Short exercise —
Each line from the one containing "Convert this chart to D3.js code." through the one containing "x0.bandwidth() - 14.5]).padding(0);" is to be retyped exactly, both end lines included, and all other lines left out.

Exercise data —
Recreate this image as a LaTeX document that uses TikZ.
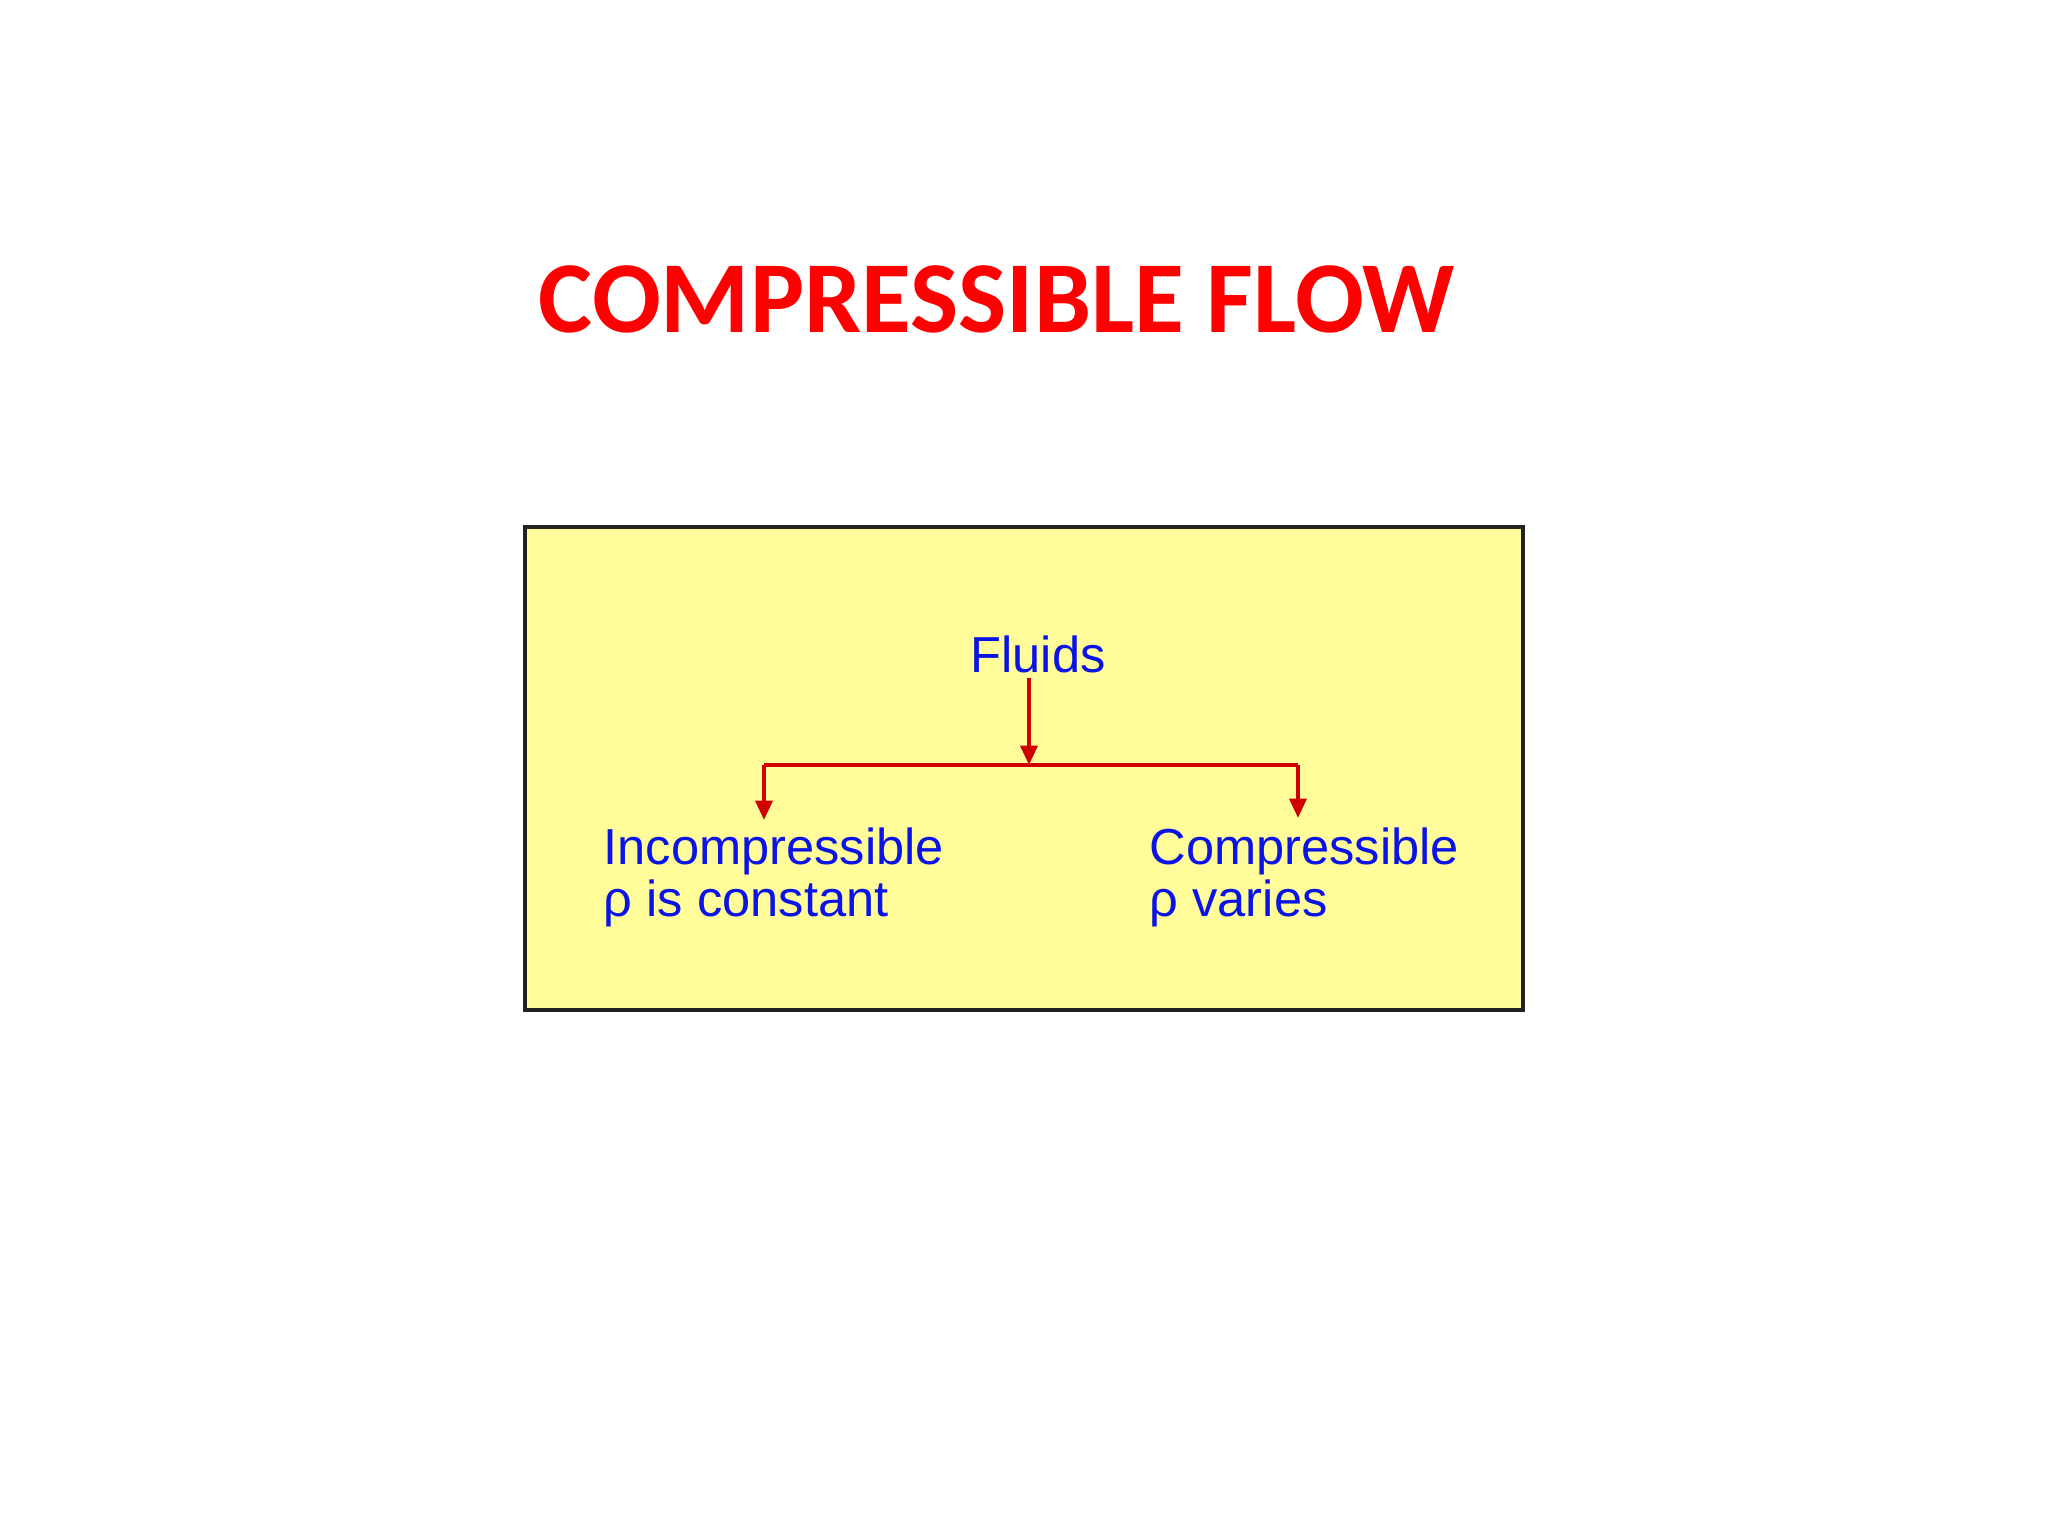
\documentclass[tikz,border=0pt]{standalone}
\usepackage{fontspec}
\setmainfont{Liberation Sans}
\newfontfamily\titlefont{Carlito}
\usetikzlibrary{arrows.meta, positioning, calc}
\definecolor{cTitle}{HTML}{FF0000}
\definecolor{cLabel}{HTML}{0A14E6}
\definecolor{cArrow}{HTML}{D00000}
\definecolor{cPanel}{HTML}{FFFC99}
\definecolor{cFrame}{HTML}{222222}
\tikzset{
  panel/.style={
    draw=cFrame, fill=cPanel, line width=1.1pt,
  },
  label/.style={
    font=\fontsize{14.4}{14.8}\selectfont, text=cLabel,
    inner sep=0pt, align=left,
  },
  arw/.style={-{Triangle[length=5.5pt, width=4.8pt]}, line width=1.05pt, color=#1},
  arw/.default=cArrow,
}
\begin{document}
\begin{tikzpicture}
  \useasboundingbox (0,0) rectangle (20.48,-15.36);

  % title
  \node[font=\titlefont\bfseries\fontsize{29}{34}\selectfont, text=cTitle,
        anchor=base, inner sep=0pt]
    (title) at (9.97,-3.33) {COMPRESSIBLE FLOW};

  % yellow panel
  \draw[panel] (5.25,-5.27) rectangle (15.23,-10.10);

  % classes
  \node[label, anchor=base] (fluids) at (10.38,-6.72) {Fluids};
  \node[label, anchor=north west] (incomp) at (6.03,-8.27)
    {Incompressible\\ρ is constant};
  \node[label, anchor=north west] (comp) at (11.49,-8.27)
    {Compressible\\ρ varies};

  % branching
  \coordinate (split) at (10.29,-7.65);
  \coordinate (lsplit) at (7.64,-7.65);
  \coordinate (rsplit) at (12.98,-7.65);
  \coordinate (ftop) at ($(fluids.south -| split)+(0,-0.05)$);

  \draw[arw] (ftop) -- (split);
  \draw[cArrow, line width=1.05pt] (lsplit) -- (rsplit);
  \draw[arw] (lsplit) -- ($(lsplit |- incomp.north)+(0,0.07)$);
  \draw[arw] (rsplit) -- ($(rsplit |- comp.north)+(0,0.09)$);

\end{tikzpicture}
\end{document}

* * *

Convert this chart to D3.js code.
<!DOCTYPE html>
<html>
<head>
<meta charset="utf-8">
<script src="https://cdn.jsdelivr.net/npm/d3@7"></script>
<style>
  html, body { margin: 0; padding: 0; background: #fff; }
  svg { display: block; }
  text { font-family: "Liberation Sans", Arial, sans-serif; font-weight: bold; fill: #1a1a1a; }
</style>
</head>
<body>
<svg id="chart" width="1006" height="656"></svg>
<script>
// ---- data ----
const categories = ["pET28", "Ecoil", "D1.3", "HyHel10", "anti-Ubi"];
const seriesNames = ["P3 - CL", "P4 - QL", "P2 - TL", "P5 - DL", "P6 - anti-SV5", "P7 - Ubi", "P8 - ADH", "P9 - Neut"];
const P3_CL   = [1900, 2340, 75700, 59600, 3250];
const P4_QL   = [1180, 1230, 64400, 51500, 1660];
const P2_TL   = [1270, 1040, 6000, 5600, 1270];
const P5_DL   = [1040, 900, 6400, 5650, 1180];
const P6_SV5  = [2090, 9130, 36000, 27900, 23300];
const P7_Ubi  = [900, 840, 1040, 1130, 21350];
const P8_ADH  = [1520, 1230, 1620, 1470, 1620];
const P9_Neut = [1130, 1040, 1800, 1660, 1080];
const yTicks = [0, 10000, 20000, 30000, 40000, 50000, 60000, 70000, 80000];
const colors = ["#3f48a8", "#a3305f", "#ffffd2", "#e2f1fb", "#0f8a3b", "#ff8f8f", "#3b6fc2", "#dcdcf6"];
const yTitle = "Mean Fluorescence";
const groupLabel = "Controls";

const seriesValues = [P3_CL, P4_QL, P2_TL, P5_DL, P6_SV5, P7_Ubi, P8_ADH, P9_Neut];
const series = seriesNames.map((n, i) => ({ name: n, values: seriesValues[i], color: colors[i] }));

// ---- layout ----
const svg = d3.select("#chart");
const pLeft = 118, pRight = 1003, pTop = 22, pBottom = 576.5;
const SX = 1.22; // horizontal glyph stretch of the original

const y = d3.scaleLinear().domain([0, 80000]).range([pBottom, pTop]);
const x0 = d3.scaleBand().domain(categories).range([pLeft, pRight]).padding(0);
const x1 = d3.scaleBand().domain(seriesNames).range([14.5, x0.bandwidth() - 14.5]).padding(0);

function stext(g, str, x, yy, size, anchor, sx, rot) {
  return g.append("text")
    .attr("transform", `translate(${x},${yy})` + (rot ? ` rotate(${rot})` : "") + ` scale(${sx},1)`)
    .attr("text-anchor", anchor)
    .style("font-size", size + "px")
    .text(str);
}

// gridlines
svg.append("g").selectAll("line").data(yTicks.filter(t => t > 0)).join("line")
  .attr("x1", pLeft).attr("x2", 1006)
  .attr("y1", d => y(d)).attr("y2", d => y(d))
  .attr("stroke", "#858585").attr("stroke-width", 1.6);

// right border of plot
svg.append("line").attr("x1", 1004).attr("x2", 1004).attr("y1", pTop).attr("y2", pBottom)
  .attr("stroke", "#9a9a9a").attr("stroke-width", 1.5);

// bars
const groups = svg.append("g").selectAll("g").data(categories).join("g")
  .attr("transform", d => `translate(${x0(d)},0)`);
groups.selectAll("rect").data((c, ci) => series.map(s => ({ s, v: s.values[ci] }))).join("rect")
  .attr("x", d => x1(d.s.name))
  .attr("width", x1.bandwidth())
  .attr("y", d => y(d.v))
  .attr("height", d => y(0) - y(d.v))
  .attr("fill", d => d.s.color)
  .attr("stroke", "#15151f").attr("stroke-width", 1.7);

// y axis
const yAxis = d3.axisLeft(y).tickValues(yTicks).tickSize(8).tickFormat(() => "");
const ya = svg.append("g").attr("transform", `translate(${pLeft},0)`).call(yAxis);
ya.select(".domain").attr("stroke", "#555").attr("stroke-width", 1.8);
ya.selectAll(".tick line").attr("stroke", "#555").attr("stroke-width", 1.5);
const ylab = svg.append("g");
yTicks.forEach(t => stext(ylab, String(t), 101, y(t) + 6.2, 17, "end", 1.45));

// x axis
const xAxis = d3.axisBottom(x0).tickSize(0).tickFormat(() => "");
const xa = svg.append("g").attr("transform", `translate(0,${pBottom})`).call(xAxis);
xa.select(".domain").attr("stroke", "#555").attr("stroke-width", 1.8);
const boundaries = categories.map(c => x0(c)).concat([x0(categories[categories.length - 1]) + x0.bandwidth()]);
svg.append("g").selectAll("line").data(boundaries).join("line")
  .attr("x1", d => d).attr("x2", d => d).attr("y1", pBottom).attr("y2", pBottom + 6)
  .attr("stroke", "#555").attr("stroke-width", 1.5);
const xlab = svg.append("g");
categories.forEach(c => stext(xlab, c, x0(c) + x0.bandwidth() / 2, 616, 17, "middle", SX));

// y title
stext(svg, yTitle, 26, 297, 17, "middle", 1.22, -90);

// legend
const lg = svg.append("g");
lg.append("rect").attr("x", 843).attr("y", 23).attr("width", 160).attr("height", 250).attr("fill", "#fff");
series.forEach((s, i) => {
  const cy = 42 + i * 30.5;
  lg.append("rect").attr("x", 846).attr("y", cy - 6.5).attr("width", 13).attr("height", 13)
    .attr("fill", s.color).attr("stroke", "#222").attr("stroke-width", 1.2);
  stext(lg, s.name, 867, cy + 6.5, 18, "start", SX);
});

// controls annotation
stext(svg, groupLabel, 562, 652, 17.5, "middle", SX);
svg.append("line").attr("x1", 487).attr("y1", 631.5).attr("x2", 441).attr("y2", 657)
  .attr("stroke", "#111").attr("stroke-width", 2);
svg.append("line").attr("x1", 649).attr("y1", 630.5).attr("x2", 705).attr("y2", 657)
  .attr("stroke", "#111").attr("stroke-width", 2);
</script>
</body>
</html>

--

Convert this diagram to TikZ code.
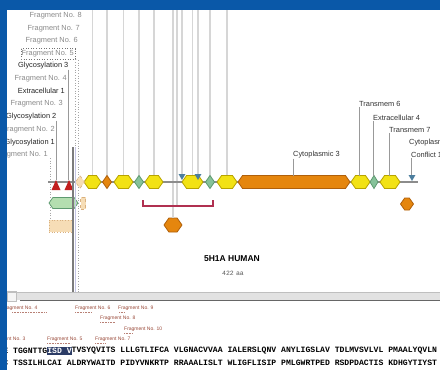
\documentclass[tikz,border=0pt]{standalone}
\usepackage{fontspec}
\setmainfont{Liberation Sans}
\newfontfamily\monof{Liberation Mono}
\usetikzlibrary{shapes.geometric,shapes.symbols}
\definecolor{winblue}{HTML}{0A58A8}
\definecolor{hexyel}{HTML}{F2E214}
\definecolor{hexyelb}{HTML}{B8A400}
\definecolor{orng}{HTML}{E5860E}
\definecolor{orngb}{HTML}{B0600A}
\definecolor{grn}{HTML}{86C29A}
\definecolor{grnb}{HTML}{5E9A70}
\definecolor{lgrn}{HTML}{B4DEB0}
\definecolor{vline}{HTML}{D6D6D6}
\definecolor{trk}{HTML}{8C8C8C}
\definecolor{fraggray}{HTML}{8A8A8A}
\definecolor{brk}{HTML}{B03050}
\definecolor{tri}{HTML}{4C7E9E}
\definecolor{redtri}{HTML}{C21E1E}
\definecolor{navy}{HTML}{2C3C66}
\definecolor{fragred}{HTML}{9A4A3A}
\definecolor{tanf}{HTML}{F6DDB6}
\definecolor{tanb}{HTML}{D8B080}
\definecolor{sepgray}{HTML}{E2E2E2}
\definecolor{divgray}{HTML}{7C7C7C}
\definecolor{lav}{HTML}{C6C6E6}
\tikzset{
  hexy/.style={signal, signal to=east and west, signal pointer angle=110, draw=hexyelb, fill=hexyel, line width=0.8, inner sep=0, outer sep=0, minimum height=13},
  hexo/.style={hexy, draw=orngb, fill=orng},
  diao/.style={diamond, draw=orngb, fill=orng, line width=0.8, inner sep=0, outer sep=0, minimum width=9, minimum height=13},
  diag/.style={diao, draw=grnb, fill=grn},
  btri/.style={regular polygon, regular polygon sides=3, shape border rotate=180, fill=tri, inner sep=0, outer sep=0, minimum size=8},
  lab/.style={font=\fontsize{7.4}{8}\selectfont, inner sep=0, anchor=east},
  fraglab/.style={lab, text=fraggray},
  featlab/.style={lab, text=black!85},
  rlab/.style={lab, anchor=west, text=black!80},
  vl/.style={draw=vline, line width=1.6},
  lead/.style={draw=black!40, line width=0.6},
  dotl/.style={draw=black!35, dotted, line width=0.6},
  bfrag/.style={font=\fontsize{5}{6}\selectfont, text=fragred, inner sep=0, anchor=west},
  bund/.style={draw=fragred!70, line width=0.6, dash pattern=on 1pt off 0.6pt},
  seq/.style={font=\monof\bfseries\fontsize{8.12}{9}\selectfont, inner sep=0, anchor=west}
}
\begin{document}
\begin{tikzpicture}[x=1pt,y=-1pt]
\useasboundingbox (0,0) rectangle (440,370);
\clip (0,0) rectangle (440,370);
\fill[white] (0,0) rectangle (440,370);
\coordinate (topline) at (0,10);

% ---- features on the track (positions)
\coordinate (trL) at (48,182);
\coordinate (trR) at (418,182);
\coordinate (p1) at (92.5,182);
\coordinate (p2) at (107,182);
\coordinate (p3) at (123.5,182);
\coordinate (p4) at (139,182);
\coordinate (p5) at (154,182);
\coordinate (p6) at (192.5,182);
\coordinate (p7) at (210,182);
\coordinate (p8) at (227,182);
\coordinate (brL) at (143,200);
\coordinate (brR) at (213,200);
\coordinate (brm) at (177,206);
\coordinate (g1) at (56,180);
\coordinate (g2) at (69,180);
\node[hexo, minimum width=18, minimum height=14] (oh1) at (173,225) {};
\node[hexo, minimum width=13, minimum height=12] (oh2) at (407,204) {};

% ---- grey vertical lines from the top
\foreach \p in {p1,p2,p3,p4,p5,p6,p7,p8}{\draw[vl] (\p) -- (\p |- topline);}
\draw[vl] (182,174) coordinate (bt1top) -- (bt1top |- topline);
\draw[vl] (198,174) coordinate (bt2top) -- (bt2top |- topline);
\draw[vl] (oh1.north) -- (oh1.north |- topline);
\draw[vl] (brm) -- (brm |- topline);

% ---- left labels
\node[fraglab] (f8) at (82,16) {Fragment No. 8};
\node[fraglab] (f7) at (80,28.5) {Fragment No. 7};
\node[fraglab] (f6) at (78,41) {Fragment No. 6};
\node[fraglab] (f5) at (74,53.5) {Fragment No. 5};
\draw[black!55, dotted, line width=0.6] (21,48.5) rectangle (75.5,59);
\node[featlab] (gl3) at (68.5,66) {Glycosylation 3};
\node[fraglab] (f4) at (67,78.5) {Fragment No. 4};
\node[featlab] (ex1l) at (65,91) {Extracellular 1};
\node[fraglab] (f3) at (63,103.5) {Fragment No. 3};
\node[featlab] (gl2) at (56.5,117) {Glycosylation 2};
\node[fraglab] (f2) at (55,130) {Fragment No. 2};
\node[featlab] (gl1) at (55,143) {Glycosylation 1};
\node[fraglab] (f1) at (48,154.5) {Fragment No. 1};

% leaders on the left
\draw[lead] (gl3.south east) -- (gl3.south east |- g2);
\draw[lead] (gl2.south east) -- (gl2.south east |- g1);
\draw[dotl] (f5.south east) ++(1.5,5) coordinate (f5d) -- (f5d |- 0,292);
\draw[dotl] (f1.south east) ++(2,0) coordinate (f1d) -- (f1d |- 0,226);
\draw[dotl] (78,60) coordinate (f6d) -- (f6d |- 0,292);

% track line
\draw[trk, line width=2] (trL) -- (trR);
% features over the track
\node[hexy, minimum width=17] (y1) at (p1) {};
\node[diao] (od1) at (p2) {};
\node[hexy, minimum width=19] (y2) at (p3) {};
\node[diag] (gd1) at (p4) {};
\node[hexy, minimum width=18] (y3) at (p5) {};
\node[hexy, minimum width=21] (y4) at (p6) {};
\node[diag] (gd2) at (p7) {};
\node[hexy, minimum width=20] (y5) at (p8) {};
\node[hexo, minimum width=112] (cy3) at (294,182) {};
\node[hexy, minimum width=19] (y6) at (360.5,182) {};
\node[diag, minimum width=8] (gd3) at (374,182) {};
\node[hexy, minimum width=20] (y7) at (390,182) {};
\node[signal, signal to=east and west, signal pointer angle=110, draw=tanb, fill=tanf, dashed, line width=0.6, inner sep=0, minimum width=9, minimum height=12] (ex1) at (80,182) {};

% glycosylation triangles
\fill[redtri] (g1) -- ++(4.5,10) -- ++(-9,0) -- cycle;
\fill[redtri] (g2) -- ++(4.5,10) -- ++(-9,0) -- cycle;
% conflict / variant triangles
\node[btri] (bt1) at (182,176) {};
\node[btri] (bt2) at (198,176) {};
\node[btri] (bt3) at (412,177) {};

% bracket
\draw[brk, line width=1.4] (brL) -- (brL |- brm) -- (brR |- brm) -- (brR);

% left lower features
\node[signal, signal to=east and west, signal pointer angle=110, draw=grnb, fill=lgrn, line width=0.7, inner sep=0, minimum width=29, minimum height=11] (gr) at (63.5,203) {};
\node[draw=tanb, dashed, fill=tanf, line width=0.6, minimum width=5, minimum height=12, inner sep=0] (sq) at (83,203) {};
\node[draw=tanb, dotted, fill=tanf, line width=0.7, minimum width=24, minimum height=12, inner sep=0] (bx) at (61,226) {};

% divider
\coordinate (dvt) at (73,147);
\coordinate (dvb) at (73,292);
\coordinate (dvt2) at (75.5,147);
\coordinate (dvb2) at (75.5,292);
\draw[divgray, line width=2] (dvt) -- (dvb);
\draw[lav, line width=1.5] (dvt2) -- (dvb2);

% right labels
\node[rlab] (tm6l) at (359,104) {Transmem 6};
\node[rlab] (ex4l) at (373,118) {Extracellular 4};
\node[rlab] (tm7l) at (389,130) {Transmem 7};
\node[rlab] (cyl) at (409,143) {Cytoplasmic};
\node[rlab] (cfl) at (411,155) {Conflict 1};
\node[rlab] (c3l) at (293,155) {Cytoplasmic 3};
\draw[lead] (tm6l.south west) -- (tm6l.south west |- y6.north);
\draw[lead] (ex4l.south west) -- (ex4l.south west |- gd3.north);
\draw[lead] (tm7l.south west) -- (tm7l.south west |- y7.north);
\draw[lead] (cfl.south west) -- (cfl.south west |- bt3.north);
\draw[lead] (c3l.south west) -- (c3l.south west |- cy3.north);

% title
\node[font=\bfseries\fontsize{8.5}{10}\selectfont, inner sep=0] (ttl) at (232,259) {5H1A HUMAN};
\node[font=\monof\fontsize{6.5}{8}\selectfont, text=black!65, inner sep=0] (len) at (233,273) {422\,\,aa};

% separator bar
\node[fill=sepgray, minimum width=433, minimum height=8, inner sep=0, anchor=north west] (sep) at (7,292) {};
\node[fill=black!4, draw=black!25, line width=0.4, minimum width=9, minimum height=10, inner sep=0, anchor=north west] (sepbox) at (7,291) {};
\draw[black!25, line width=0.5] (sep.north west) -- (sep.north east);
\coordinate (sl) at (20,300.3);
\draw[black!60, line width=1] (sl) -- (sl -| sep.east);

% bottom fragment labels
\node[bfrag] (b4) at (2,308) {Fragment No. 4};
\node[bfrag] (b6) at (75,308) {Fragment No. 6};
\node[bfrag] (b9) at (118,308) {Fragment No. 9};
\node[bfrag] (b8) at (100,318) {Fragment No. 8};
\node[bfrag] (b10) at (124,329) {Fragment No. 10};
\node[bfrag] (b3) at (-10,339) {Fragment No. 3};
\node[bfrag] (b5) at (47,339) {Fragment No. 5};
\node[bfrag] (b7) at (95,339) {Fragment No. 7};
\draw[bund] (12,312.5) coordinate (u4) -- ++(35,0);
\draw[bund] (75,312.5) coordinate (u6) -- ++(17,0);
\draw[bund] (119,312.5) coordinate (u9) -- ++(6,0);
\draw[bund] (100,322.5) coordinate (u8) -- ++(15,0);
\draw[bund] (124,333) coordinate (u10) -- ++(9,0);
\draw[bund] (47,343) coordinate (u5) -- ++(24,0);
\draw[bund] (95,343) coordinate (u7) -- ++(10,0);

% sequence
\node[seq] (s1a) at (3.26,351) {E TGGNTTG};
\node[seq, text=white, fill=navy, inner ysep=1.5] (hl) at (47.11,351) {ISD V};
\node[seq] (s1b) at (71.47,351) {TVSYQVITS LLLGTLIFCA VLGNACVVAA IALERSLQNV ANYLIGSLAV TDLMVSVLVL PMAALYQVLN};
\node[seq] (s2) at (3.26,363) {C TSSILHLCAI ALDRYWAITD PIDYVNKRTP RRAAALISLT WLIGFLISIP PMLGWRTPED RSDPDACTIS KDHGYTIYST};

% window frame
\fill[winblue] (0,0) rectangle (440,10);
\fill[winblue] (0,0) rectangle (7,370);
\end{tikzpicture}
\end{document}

Output of the task —
Convert this chart to D3.js code.
<!DOCTYPE html>
<html>
<head>
<meta charset="utf-8">
<script src="https://cdn.jsdelivr.net/npm/d3@7"></script>
<style>
  html, body { margin: 0; padding: 0; background: #fff; }
  svg { display: block; }
  text { font-family: "Liberation Sans", Arial, sans-serif; font-weight: bold; fill: #1a1a1a; }
</style>
</head>
<body>
<svg id="chart" width="1006" height="656"></svg>
<script>
// ---- data ----
const categories = ["pET28", "Ecoil", "D1.3", "HyHel10", "anti-Ubi"];
const seriesNames = ["P3 - CL", "P4 - QL", "P2 - TL", "P5 - DL", "P6 - anti-SV5", "P7 - Ubi", "P8 - ADH", "P9 - Neut"];
const P3_CL   = [1900, 2340, 75700, 59600, 3250];
const P4_QL   = [1180, 1230, 64400, 51500, 1660];
const P2_TL   = [1270, 1040, 6000, 5600, 1270];
const P5_DL   = [1040, 900, 6400, 5650, 1180];
const P6_SV5  = [2090, 9130, 36000, 27900, 23300];
const P7_Ubi  = [900, 840, 1040, 1130, 21350];
const P8_ADH  = [1520, 1230, 1620, 1470, 1620];
const P9_Neut = [1130, 1040, 1800, 1660, 1080];
const yTicks = [0, 10000, 20000, 30000, 40000, 50000, 60000, 70000, 80000];
const colors = ["#3f48a8", "#a3305f", "#ffffd2", "#e2f1fb", "#0f8a3b", "#ff8f8f", "#3b6fc2", "#dcdcf6"];
const yTitle = "Mean Fluorescence";
const groupLabel = "Controls";

const seriesValues = [P3_CL, P4_QL, P2_TL, P5_DL, P6_SV5, P7_Ubi, P8_ADH, P9_Neut];
const series = seriesNames.map((n, i) => ({ name: n, values: seriesValues[i], color: colors[i] }));

// ---- layout ----
const svg = d3.select("#chart");
const pLeft = 118, pRight = 1003, pTop = 22, pBottom = 576.5;
const SX = 1.22; // horizontal glyph stretch of the original

const y = d3.scaleLinear().domain([0, 80000]).range([pBottom, pTop]);
const x0 = d3.scaleBand().domain(categories).range([pLeft, pRight]).padding(0);
const x1 = d3.scaleBand().domain(seriesNames).range([14.5, x0.bandwidth() - 14.5]).padding(0);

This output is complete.